Färjestadens GoIF
- Full name: Färjestadens Gymnastik-och Idrottsförening
- Ground: Tallhöjdens IP Färjestaden Öland Sweden
- Chairman: Gunilla Johansson
- Head coach: Johan Göransson
- Coach: Anders Svantesson Mikael Nilsson
- League: Division 3 Sydöstra Götaland
- 2010: Division 3 Sydöstra Götaland, 5th
| Home colours | Away colours |

= Färjestadens GoIF =

Swedish football club

Färjestadens GoIF is a Swedish football club located in Färjestaden in Mörbylånga Municipality, Kalmar County. The settlement is located in the southern part on the island of Öland.

==Background==
Since their foundation Färjestadens GoIF has participated mainly in the middle and lower divisions of the Swedish football league system. The club currently plays in Division 3 Sydöstra Götaland which is the fifth tier of Swedish football. They play their home matches at the Tallhöjdens IP in Färjestaden.

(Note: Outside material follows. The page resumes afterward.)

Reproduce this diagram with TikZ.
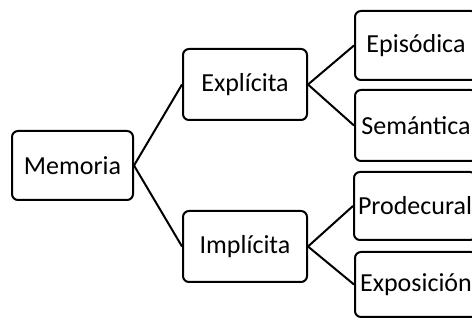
\documentclass[tikz,border=0pt]{standalone}
\usepackage{fontspec}
\setmainfont{Carlito}
\begin{document}
\begin{tikzpicture}[x=1pt,y=1pt,
  box/.style={draw=black, line width=2pt, rounded corners=6pt, fill=white,
    minimum width=122pt, minimum height=70pt, inner sep=0pt,
    font=\fontsize{26}{30}\selectfont, text=black},
  link/.style={draw=black, line width=2pt}]
\useasboundingbox (0,0) rectangle (472,320);
\clip (0,0) rectangle (472,320);
\node[box, minimum width=121pt, minimum height=69pt] (mem) at (72.5,154.5) {Memoria};
\node[box, minimum width=124pt, minimum height=71pt] (exp) at (245,235.5) {Explícita};
\node[box, minimum width=124pt, minimum height=71pt] (imp) at (245,73.5) {Implícita};
\node[box, minimum height=69pt] (epi) at (416,274.5) {Episódica};
\node[box, minimum height=71pt] (sem) at (416,194.5) {Semántica};
\node[box, minimum height=68pt] (pro) at (415,114) {Prodecural};
\node[box, minimum height=65pt] (expo) at (416,35.5) {Exposición};
\draw[link] (mem.east) -- (exp.west);
\draw[link] (mem.east) -- (imp.west);
\draw[link] (exp.east) -- (epi.west);
\draw[link] (exp.east) -- (sem.west);
\draw[link] (imp.east) -- (pro.west);
\draw[link] (imp.east) -- (expo.west);
\end{tikzpicture}
\end{document}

Färjestadens GoIF are affiliated to Smålands Fotbollförbund.

==Recent history==
In recent seasons Färjestadens GoIF have competed in the following divisions:

2011 – Division III, Sydöstra Götaland

2010 – Division III, Sydöstra Götaland

2009 – Division IV, Småland Elit Östra

2008 – Division IV, Småland Elit Östra

2007 – Division III, Sydöstra Götaland

2006 – Division III, Sydöstra Götaland

2005 – Division III, Sydöstra Götaland

2004 – Division III, Sydöstra Götaland

2003 – Division III, Sydöstra Götaland

2002 – Division III, Sydöstra Götaland

2001 – Division III, Sydöstra Götaland

2000 – Division IV, Småland Sydöstra

1999 – Division III, Sydöstra Götaland

1998 – Division III, Sydöstra Götaland

1997 – Division III, Sydöstra Götaland

1996 – Division II, Östra Götaland

1995 – Division III, Nordöstra Götaland

1994 – Division IV, Småland Sydöstra

1993 – Division IV, Småland Sydöstra

==Attendances==

In recent seasons Färjestadens GoIF have had the following average attendances:

| Season | Average attendance | Division / Section | Level |
|---|---|---|---|
| 2005 | 205 | Div 3 Sydöstra Götaland | Tier 4 |
| 2006 | 116 | Div 3 Sydöstra Götaland | Tier 5 |
| 2007 | 100 | Div 3 Sydöstra Götaland | Tier 5 |
| 2008 | Not available | Div 4 Småland Elit Östra | Tier 6 |
| 2009 | Not available | Div 4 Småland Elit Östra | Tier 6 |
| 2010 | 111 | Div 3 Sydöstra Götaland | Tier 5 |

- Attendances are provided in the Publikliga sections of the Svenska Fotbollförbundet website.